### Given data
--- begin ---

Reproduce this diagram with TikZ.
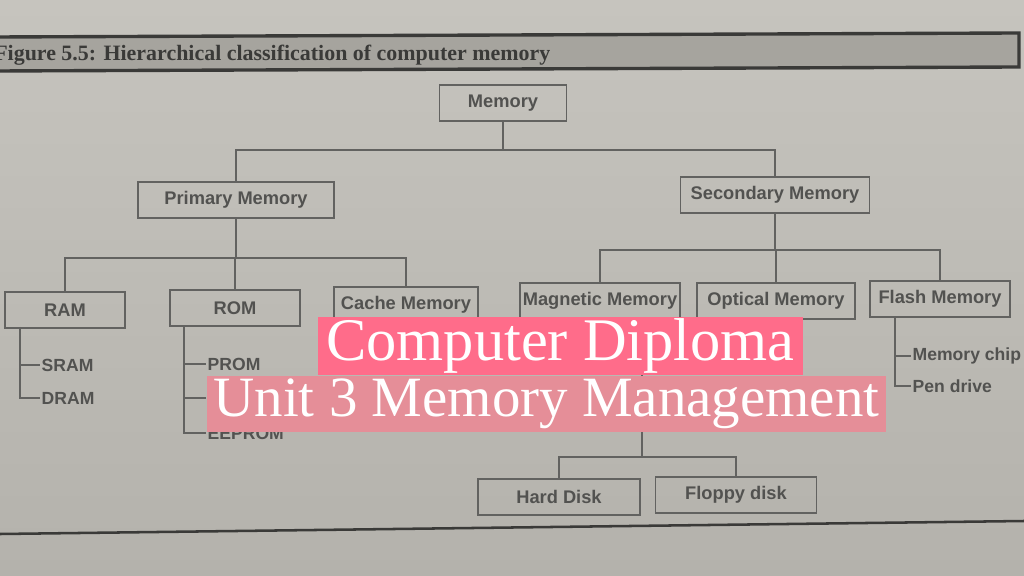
\documentclass[tikz,border=0pt]{standalone}
\usepackage{fontspec}
\setmainfont{Liberation Serif}
\setsansfont{Liberation Sans}
\usepackage{xcolor}
\usepackage{tikz}
\usetikzlibrary{positioning,calc}

\definecolor{paperhi}{RGB}{198,196,190}
\definecolor{paperlo}{RGB}{180,178,172}
\definecolor{barfill}{RGB}{166,164,158}
\definecolor{barline}{RGB}{58,58,56}
\definecolor{inkgray}{RGB}{82,82,80}
\definecolor{boxgray}{RGB}{98,98,96}
\definecolor{pinkhot}{RGB}{255,108,138}
\definecolor{pinksoft}{RGB}{229,142,152}

\begin{document}
\begin{tikzpicture}[
    x=0.025cm, y=-0.025cm,
    membox/.style={draw=boxgray, line width=1.3pt, text=inkgray, font=\sffamily\bfseries\fontsize{13}{15}\selectfont, minimum height=0.88cm, inner sep=2pt},
    bw/.style={minimum width=#1*0.025cm},
    leaf/.style={anchor=west, text=inkgray, font=\sffamily\bfseries\fontsize{12.5}{14}\selectfont, inner sep=1pt},
    link/.style={draw=boxgray, line width=1.3pt},
    banner/.style={text=white, inner sep=0pt},
  ]
  \useasboundingbox (0,0) rectangle (1024,576);
  \clip (0,0) rectangle (1024,576);

  % Page
  \shade[top color=paperhi, bottom color=paperlo] (0,0) rectangle (1024,576);
  \fill[barfill] (-5,37) -- (1019,33) -- (1019,67) -- (-5,71) -- cycle;
  \draw[barline, line width=2.4pt] (-5,37) -- (1019,33) -- (1019,67) -- (-5,71);
  \node[anchor=west, text=barline, font=\bfseries\fontsize{15.6}{18}\selectfont, inner sep=0pt] (title) at (-6,55) {Figure 5.5: Hierarchical classification of computer memory};
  \draw[barline, line width=1.8pt] (0,534) -- (1024,521);

  % Root
  \node[membox, bw=127] (mem) at (503,103) {Memory};

  % Level 1
  \node[membox, bw=196] (prim) at (236,200) {Primary Memory};
  \node[membox, bw=189] (sec) at (775,195) {Secondary Memory};

  % Level 2
  \node[membox, bw=120] (ram) at (65,310) {RAM};
  \node[membox, bw=130] (rom) at (235,308) {ROM};
  \node[membox, bw=144] (cache) at (406,305) {Cache Memory};
  \node[membox, bw=160] (mag) at (600,301) {Magnetic Memory};
  \node[membox, bw=158] (opt) at (776,301) {Optical Memory};
  \node[membox, bw=140] (flash) at (940,299) {Flash Memory};

  % Level 3 (under mag)
  \node[membox, bw=162] (hard) at (559,497) {Hard Disk};
  \node[membox, bw=161] (floppy) at (736,495) {Floppy disk};

  % Leaves
  \node[leaf] (sram) at (40,365) {SRAM};
  \node[leaf] (dram) at (40,398) {DRAM};
  \node[leaf] (prom) at (206,364) {PROM};
  \coordinate (eprom) at (206,398);
  \node[leaf] (eeprom) at (206,433) {EEPROM};
  \node[leaf] (chip) at (911,356) {Memory chip};
  \node[leaf] (pen) at (911,386) {Pen drive};

  % Edges
  \coordinate (j1) at (503,150);
  \coordinate (j2) at (236,258);
  \coordinate (j3) at (775,250);
  \coordinate (j4) at (642,457);
  \draw[link] (mem) -- (j1);
  \draw[link] (prim) |- (j1) -| (sec);
  \draw[link] (prim) -- (j2);
  \draw[link] (ram) |- (j2) -| (cache);
  \draw[link] (rom) -- (rom |- j2);
  \draw[link] (sec) -- (j3);
  \draw[link] (mag) |- (j3) -| (flash);
  \draw[link] (opt) -- (opt |- j3);
  \draw[link] (mag.south -| j4) -- (j4);
  \draw[link] (hard) |- (j4) -| (floppy);

  % Lists
  \coordinate (ramrail) at (20,327);
  \coordinate (romrail) at (184,326);
  \coordinate (flashrail) at (895,317);
  \draw[link] (ramrail) |- (dram.west);
  \draw[link] (ramrail |- sram.west) -- (sram.west);
  \draw[link] (romrail) |- (eeprom.west);
  \draw[link] (romrail |- prom.west) -- (prom.west);
  \draw[link] (romrail |- eprom) -- (eprom);
  \draw[link] (flashrail) |- (pen.west);
  \draw[link] (flashrail |- chip.west) -- (chip.west);

  % Banners
  \node[banner, fill=pinkhot, minimum width=12.125cm, minimum height=1.45cm, font=\fontsize{43}{50}\selectfont] (ban1) at (560.5,346) {Computer Diploma};
  \node[banner, fill=pinksoft, minimum width=16.975cm, minimum height=1.4cm, font=\fontsize{40.5}{48}\selectfont] (ban2) at (546.5,404) {Unit 3 Memory Management};
\end{tikzpicture}
\end{document}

--- end ---

### Task statement
Reproduce every line exactly and omit all pictures.

### Written answer
Reproduce this diagram with TikZ.
\documentclass[tikz,border=0pt]{standalone}
\usepackage{fontspec}
\setmainfont{Liberation Serif}
\setsansfont{Liberation Sans}
\usepackage{xcolor}
\usepackage{tikz}
\usetikzlibrary{positioning,calc}

\definecolor{paperhi}{RGB}{198,196,190}
\definecolor{paperlo}{RGB}{180,178,172}
\definecolor{barfill}{RGB}{166,164,158}
\definecolor{barline}{RGB}{58,58,56}
\definecolor{inkgray}{RGB}{82,82,80}
\definecolor{boxgray}{RGB}{98,98,96}
\definecolor{pinkhot}{RGB}{255,108,138}
\definecolor{pinksoft}{RGB}{229,142,152}

\begin{document}
\begin{tikzpicture}[
    x=0.025cm, y=-0.025cm,
    membox/.style={draw=boxgray, line width=1.3pt, text=inkgray, font=\sffamily\bfseries\fontsize{13}{15}\selectfont, minimum height=0.88cm, inner sep=2pt},
    bw/.style={minimum width=#1*0.025cm},
    leaf/.style={anchor=west, text=inkgray, font=\sffamily\bfseries\fontsize{12.5}{14}\selectfont, inner sep=1pt},
    link/.style={draw=boxgray, line width=1.3pt},
    banner/.style={text=white, inner sep=0pt},
  ]
  \useasboundingbox (0,0) rectangle (1024,576);
  \clip (0,0) rectangle (1024,576);

  % Page
  \shade[top color=paperhi, bottom color=paperlo] (0,0) rectangle (1024,576);
  \fill[barfill] (-5,37) -- (1019,33) -- (1019,67) -- (-5,71) -- cycle;
  \draw[barline, line width=2.4pt] (-5,37) -- (1019,33) -- (1019,67) -- (-5,71);
  \node[anchor=west, text=barline, font=\bfseries\fontsize{15.6}{18}\selectfont, inner sep=0pt] (title) at (-6,55) {Figure 5.5: Hierarchical classification of computer memory};
  \draw[barline, line width=1.8pt] (0,534) -- (1024,521);

  % Root
  \node[membox, bw=127] (mem) at (503,103) {Memory};

  % Level 1
  \node[membox, bw=196] (prim) at (236,200) {Primary Memory};
  \node[membox, bw=189] (sec) at (775,195) {Secondary Memory};

  % Level 2
  \node[membox, bw=120] (ram) at (65,310) {RAM};
  \node[membox, bw=130] (rom) at (235,308) {ROM};
  \node[membox, bw=144] (cache) at (406,305) {Cache Memory};
  \node[membox, bw=160] (mag) at (600,301) {Magnetic Memory};
  \node[membox, bw=158] (opt) at (776,301) {Optical Memory};
  \node[membox, bw=140] (flash) at (940,299) {Flash Memory};

  % Level 3 (under mag)
  \node[membox, bw=162] (hard) at (559,497) {Hard Disk};
  \node[membox, bw=161] (floppy) at (736,495) {Floppy disk};

  % Leaves
  \node[leaf] (sram) at (40,365) {SRAM};
  \node[leaf] (dram) at (40,398) {DRAM};
  \node[leaf] (prom) at (206,364) {PROM};
  \coordinate (eprom) at (206,398);
  \node[leaf] (eeprom) at (206,433) {EEPROM};
  \node[leaf] (chip) at (911,356) {Memory chip};
  \node[leaf] (pen) at (911,386) {Pen drive};

  % Edges
  \coordinate (j1) at (503,150);
  \coordinate (j2) at (236,258);
  \coordinate (j3) at (775,250);
  \coordinate (j4) at (642,457);
  \draw[link] (mem) -- (j1);
  \draw[link] (prim) |- (j1) -| (sec);
  \draw[link] (prim) -- (j2);
  \draw[link] (ram) |- (j2) -| (cache);
  \draw[link] (rom) -- (rom |- j2);
  \draw[link] (sec) -- (j3);
  \draw[link] (mag) |- (j3) -| (flash);
  \draw[link] (opt) -- (opt |- j3);
  \draw[link] (mag.south -| j4) -- (j4);
  \draw[link] (hard) |- (j4) -| (floppy);

  % Lists
  \coordinate (ramrail) at (20,327);
  \coordinate (romrail) at (184,326);
  \coordinate (flashrail) at (895,317);
  \draw[link] (ramrail) |- (dram.west);
  \draw[link] (ramrail |- sram.west) -- (sram.west);
  \draw[link] (romrail) |- (eeprom.west);
  \draw[link] (romrail |- prom.west) -- (prom.west);
  \draw[link] (romrail |- eprom) -- (eprom);
  \draw[link] (flashrail) |- (pen.west);
  \draw[link] (flashrail |- chip.west) -- (chip.west);

  % Banners
  \node[banner, fill=pinkhot, minimum width=12.125cm, minimum height=1.45cm, font=\fontsize{43}{50}\selectfont] (ban1) at (560.5,346) {Computer Diploma};
  \node[banner, fill=pinksoft, minimum width=16.975cm, minimum height=1.4cm, font=\fontsize{40.5}{48}\selectfont] (ban2) at (546.5,404) {Unit 3 Memory Management};
\end{tikzpicture}
\end{document}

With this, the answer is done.